Heritage, l’altra faccia degli Opeth

Opeth, Heritage – Sono stati necessari numerosi ascolti, prima di emettere un giudizio almeno sensato sul nuovo lavoro degli svedesi Opeth. La band di Mikael Akerfeldt giunge così al decimo album in studio, e lo fa mostrando una faccia di sè che pochi le riconoscevano. Gli Opeth hanno costruito il proprio stile e i loro successi attraverso un death metal dalle venature oscure e malinconiche. Senza trascurare la tecnica d’esecuzione, che da sempre li contraddistingue rende apprezzati da larghe schiere di fans amanti del lato più progressivo del metal. Se già con l’uscita di Damnation, disco praticamente acustico, gli Opeth avevano provato a proporre qualcosa di realmente “inedito” nella loro discografia, con Heritage si scopre un volto ancora nuovo dei ragazzi di Stoccolma.

Influenze – Inizio col dire che il disco è totalmente privo di growl. Nessun ruggito dunque da parte del bravo Mikael, il che, già di per sè, è una notizia. Rispetto ai precedenti Watershed o Ghost Reveries, Heritage batte strade totalmente inesplorate. Attraverso influenze jazz fusion, Heritage è un lavoro talmente singolare ed unico da lasciare spiazzati ai primi ascolti. Immancabili le parti acustiche, ancor più evidenti in questo lavoro che in molte altre release, una produzione buona ma che si adegua al contesto con i suoni di batteria praticamente acustici ed effetti quasi mai taglienti.
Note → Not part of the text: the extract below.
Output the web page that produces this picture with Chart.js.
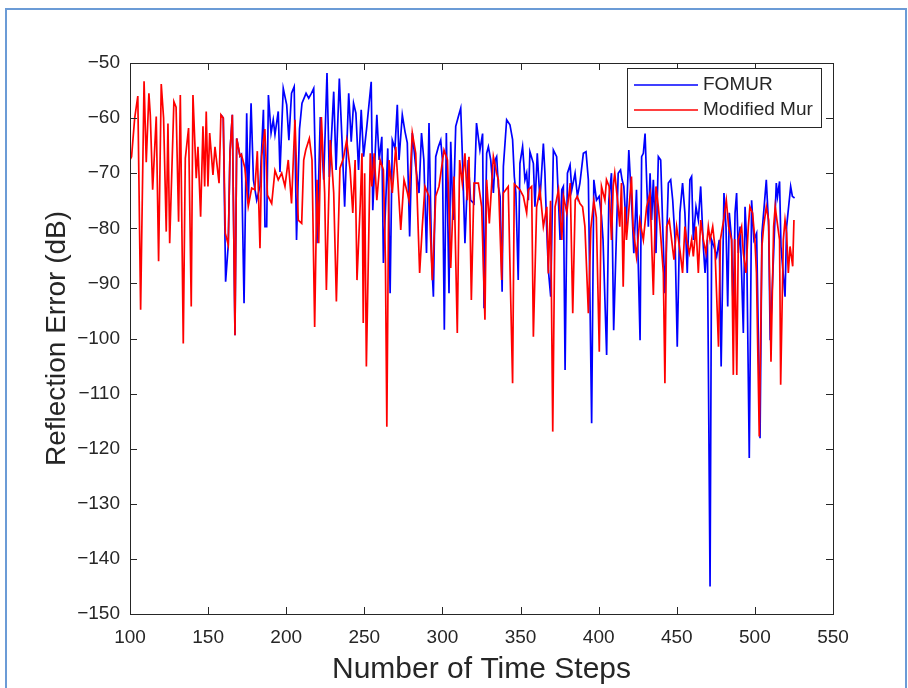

Anche le distorsioni non graffiano, non sono quasi mai rotonde, ma accompagnano la voce pulita (spesso filtrata) a completare brani tecnicamente godibili. Evocativo? Forse sì. Soffuso? Anche. Il disco nel complesso non è male, solo che è “altro” rispetto alla discografia del combo svedese. Quindi, chi tra i fan degli Opeth si aspettava un disco più cattivo (alla Blackwater Park per intenderci) rimarrà certamente deluso.